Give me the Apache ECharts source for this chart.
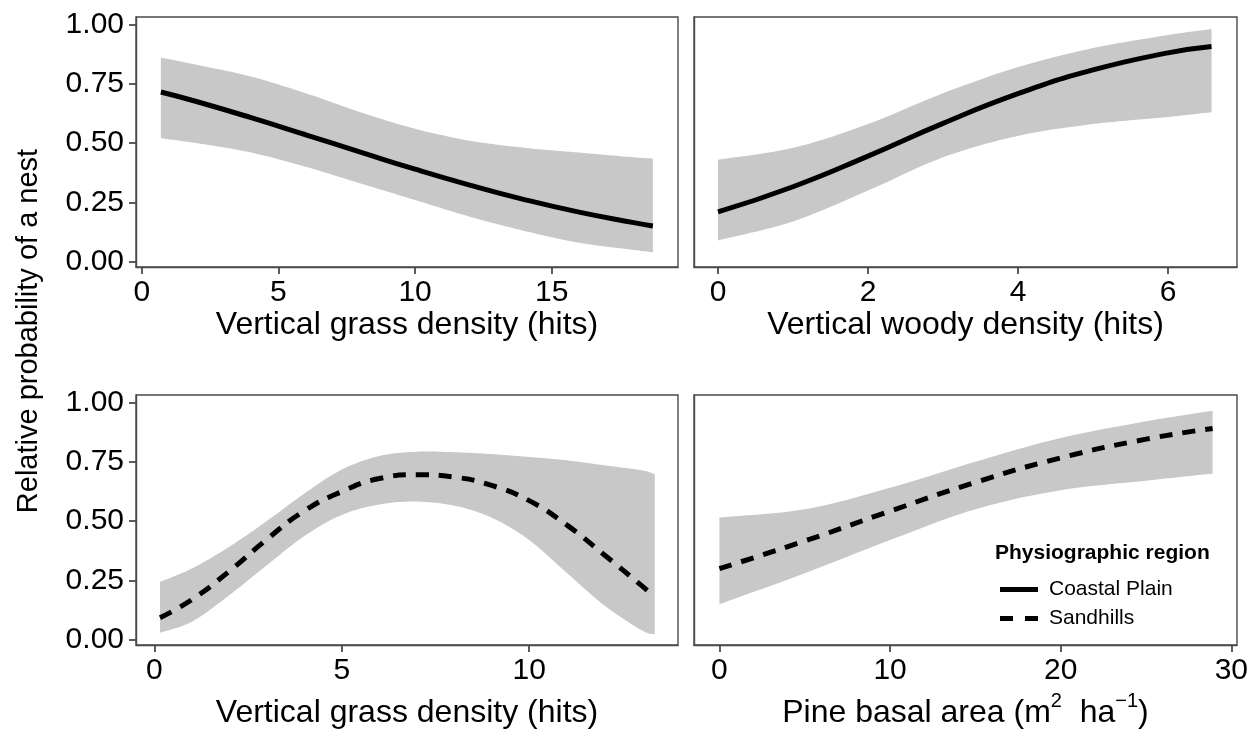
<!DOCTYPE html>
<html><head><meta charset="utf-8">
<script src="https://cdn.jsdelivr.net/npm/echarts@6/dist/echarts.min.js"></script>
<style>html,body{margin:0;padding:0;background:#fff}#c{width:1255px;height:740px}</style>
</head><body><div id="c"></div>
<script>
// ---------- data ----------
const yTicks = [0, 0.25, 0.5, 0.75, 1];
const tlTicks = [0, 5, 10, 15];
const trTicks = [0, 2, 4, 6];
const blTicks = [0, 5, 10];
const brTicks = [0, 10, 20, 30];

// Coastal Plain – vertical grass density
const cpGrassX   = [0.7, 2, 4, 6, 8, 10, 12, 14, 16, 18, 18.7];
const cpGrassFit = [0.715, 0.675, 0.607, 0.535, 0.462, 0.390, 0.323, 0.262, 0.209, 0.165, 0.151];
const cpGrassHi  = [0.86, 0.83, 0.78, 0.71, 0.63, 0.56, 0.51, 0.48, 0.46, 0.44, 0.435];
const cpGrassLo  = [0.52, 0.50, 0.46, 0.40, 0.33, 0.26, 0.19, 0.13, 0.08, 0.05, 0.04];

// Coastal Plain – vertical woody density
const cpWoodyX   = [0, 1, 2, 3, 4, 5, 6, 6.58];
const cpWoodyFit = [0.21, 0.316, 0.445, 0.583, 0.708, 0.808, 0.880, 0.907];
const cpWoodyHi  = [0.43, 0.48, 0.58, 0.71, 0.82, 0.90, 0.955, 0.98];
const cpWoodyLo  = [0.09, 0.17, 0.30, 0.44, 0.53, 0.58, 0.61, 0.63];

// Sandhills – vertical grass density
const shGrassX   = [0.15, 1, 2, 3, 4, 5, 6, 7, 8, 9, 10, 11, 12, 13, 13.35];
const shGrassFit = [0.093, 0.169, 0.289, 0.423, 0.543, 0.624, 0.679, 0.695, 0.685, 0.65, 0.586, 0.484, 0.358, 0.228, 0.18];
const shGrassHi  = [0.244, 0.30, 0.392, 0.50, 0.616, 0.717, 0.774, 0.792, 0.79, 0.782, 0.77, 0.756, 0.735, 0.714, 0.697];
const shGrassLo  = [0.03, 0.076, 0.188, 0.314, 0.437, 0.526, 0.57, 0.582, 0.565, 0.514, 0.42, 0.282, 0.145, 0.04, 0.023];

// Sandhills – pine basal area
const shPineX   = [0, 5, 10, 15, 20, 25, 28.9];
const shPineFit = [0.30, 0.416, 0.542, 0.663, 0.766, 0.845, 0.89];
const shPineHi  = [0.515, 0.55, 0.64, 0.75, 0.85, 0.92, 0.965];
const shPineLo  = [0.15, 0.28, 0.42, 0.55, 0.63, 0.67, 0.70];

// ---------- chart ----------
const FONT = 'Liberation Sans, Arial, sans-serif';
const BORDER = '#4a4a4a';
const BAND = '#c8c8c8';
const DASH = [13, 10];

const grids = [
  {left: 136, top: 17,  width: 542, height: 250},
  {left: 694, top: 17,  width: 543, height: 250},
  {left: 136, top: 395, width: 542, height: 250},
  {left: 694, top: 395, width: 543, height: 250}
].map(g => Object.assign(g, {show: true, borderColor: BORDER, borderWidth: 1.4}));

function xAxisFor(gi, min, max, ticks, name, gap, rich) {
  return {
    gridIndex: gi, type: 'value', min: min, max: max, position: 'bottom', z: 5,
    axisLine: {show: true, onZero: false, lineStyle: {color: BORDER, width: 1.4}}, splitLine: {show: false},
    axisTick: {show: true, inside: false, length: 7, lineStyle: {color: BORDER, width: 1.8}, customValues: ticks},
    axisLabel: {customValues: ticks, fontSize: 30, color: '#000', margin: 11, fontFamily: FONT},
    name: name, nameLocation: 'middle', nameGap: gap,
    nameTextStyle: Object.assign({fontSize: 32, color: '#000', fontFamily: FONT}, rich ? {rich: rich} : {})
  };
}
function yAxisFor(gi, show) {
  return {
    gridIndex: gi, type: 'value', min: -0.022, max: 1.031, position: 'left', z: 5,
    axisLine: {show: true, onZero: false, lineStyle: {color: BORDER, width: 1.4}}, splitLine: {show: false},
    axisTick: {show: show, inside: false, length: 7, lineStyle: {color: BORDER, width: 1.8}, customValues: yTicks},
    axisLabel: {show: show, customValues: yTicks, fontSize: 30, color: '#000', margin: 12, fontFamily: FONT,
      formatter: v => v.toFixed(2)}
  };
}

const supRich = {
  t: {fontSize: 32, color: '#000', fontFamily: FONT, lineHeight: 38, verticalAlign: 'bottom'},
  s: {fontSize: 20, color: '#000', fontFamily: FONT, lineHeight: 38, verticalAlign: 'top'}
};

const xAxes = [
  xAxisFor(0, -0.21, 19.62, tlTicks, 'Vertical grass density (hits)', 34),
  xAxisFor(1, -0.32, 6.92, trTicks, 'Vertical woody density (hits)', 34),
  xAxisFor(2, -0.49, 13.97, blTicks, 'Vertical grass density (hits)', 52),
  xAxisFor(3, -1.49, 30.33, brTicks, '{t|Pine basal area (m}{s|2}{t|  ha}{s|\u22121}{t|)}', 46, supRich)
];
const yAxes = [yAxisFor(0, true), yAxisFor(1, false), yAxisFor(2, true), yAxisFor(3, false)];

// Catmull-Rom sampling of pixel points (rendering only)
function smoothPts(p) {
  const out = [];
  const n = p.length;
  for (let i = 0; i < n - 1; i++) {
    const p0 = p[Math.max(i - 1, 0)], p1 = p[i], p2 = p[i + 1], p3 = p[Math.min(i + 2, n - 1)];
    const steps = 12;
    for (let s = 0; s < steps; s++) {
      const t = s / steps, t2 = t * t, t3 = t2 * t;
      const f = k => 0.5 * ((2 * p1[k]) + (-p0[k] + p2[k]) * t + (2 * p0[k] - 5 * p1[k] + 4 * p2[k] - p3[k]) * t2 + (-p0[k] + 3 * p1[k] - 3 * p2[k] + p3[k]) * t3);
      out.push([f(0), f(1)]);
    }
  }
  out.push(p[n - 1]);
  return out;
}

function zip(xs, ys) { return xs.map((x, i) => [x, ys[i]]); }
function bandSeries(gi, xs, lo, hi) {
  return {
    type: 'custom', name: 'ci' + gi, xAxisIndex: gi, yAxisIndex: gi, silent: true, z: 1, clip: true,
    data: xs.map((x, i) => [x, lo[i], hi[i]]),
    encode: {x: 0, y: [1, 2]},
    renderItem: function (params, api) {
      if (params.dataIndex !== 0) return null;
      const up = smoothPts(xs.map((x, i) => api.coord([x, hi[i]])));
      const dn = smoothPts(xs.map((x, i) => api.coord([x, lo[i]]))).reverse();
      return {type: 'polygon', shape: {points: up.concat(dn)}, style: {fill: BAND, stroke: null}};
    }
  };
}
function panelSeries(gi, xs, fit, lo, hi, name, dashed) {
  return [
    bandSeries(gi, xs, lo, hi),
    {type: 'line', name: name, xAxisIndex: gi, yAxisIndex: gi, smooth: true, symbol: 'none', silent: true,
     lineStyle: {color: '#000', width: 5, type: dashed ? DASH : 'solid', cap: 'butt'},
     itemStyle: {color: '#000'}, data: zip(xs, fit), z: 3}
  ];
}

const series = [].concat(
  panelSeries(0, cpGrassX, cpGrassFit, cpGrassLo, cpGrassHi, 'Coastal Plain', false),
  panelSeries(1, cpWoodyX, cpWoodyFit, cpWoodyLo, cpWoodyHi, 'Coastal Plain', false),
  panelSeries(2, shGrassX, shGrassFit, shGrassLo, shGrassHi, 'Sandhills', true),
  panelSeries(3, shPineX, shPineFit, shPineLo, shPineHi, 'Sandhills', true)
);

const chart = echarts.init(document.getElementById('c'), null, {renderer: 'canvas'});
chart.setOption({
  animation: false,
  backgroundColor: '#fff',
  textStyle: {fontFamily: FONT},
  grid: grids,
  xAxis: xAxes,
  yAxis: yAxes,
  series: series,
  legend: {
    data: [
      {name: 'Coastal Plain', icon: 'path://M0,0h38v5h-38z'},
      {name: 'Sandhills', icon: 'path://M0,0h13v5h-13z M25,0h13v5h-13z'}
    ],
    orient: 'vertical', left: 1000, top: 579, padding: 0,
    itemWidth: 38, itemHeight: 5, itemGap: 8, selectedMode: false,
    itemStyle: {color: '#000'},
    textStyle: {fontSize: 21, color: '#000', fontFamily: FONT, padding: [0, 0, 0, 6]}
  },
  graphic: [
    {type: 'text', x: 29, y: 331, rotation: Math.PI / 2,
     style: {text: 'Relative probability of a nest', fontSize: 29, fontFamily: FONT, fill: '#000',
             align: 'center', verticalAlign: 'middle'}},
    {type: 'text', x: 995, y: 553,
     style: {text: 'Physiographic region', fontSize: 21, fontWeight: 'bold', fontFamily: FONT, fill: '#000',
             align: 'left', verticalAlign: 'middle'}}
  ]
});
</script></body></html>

#### [Work to complete]
Without any pictures, reproduce the lines from the first one in the material through the line that has "0.63, 0.67, 0.70];", exactly as they appear.

#### [Written solution]
Give me the Apache ECharts source for this chart.
<!DOCTYPE html>
<html><head><meta charset="utf-8">
<script src="https://cdn.jsdelivr.net/npm/echarts@6/dist/echarts.min.js"></script>
<style>html,body{margin:0;padding:0;background:#fff}#c{width:1255px;height:740px}</style>
</head><body><div id="c"></div>
<script>
// ---------- data ----------
const yTicks = [0, 0.25, 0.5, 0.75, 1];
const tlTicks = [0, 5, 10, 15];
const trTicks = [0, 2, 4, 6];
const blTicks = [0, 5, 10];
const brTicks = [0, 10, 20, 30];

// Coastal Plain – vertical grass density
const cpGrassX   = [0.7, 2, 4, 6, 8, 10, 12, 14, 16, 18, 18.7];
const cpGrassFit = [0.715, 0.675, 0.607, 0.535, 0.462, 0.390, 0.323, 0.262, 0.209, 0.165, 0.151];
const cpGrassHi  = [0.86, 0.83, 0.78, 0.71, 0.63, 0.56, 0.51, 0.48, 0.46, 0.44, 0.435];
const cpGrassLo  = [0.52, 0.50, 0.46, 0.40, 0.33, 0.26, 0.19, 0.13, 0.08, 0.05, 0.04];

// Coastal Plain – vertical woody density
const cpWoodyX   = [0, 1, 2, 3, 4, 5, 6, 6.58];
const cpWoodyFit = [0.21, 0.316, 0.445, 0.583, 0.708, 0.808, 0.880, 0.907];
const cpWoodyHi  = [0.43, 0.48, 0.58, 0.71, 0.82, 0.90, 0.955, 0.98];
const cpWoodyLo  = [0.09, 0.17, 0.30, 0.44, 0.53, 0.58, 0.61, 0.63];

// Sandhills – vertical grass density
const shGrassX   = [0.15, 1, 2, 3, 4, 5, 6, 7, 8, 9, 10, 11, 12, 13, 13.35];
const shGrassFit = [0.093, 0.169, 0.289, 0.423, 0.543, 0.624, 0.679, 0.695, 0.685, 0.65, 0.586, 0.484, 0.358, 0.228, 0.18];
const shGrassHi  = [0.244, 0.30, 0.392, 0.50, 0.616, 0.717, 0.774, 0.792, 0.79, 0.782, 0.77, 0.756, 0.735, 0.714, 0.697];
const shGrassLo  = [0.03, 0.076, 0.188, 0.314, 0.437, 0.526, 0.57, 0.582, 0.565, 0.514, 0.42, 0.282, 0.145, 0.04, 0.023];

// Sandhills – pine basal area
const shPineX   = [0, 5, 10, 15, 20, 25, 28.9];
const shPineFit = [0.30, 0.416, 0.542, 0.663, 0.766, 0.845, 0.89];
const shPineHi  = [0.515, 0.55, 0.64, 0.75, 0.85, 0.92, 0.965];
const shPineLo  = [0.15, 0.28, 0.42, 0.55, 0.63, 0.67, 0.70];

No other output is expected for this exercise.